No obstante, mi agnosticismo, por
definición de lo que es, (ese vivir en una duda abierta que aleja de cualquier
tipo de certeza y, por tanto, de dogmas), transita por la senda calmada que le
corresponde, muy alejada de ese ateísmo folclórico y desorbitado del que
alardean quienes pretenden ganar votos o notoriedad explicitándolo de manera
torpe y grosera, ya sea con tetas de por medio o con cagadas infantiloides. Es
más, cuando viajo y visito pueblos de acá o allá, siempre entro en sus
iglesias. Me queda de mi infancia ese regusto dulce del recuerdo de un eco
repetido entre sus muros, de un indeciso rutilar de velas o del olor de una
cera que, ardiente, se derramaba amparando pecados que no eran. Y de la soledad
de cada cual consigo.
(Fuente: Junta de Extremadura) |
En fin, teniendo en cuenta todo lo
anterior, me ha resultado más que chocante el viaje público pagado con fondos
públicos que el presidente Vara,
cual nuevo fray Papilla, ha hecho
hasta Roma para ver al papa Francisco
y conseguir de él que la virgen de Guadalupe dependa de alguna diócesis
extremeña. “Yo entiendo que es una anomalía que un territorio, en este caso una
región administrativa, tenga una patrona que dependa de un territorio diferente
al suyo, en este caso el de Toledo", declaró mientras tomaba el rábano por
las hojas. Creo que el intento de justificación del desatino no puede ser más atolondrado.

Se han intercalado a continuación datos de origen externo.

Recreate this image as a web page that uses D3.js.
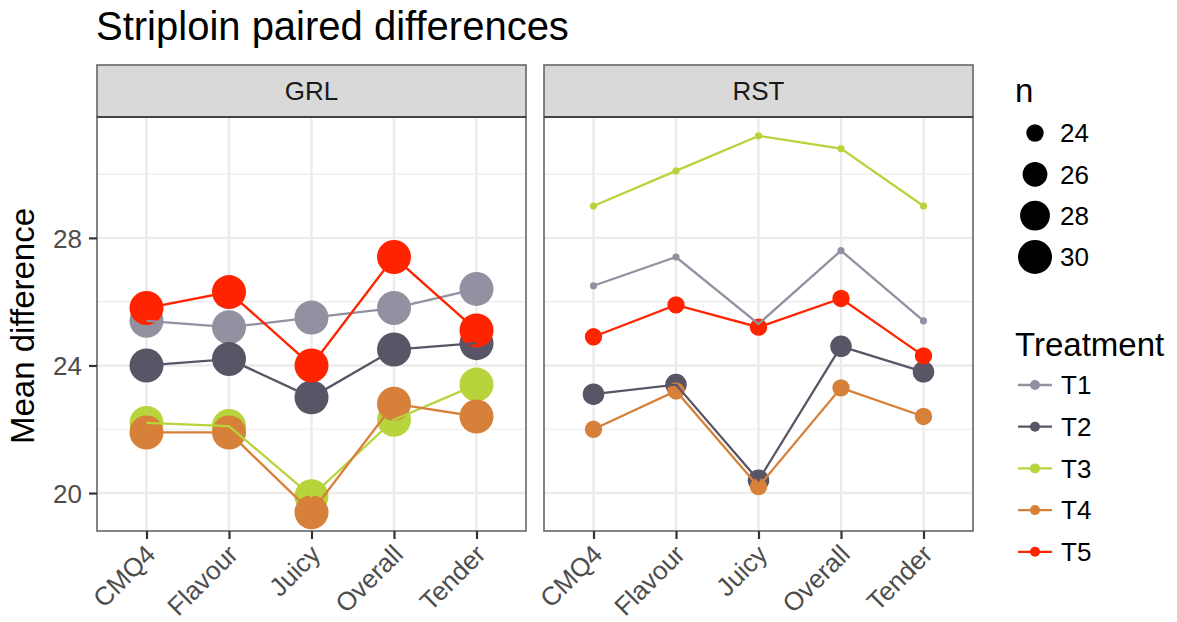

O seré yo más torpe que él. Porque yo no entiendo qué tiene que ver una “región
administrativa” con una “región eclesiástica”. Ni qué hace el presidente de una
“región administrativa”, al tiempo que enarbola el presunto anhelo de la
“sociedad civil”, metiéndose a organizar la distribución eclesiástica de la
misma si no es confundir el culo con las témporas y mezclar churras con
merinas. Y porque yo entiendo que quienes tendrán que dirimir asunto tan
transcendental para la buena marcha de la región, que tiene guasa la cosa,
deberán ser los obispos implicados en el tema y no un fraile lego metido a
redentor. Y allá ellos que se reúnan con el papa, con el nuncio... o con dios
bendito, que igual lo tienen más a mano, primo.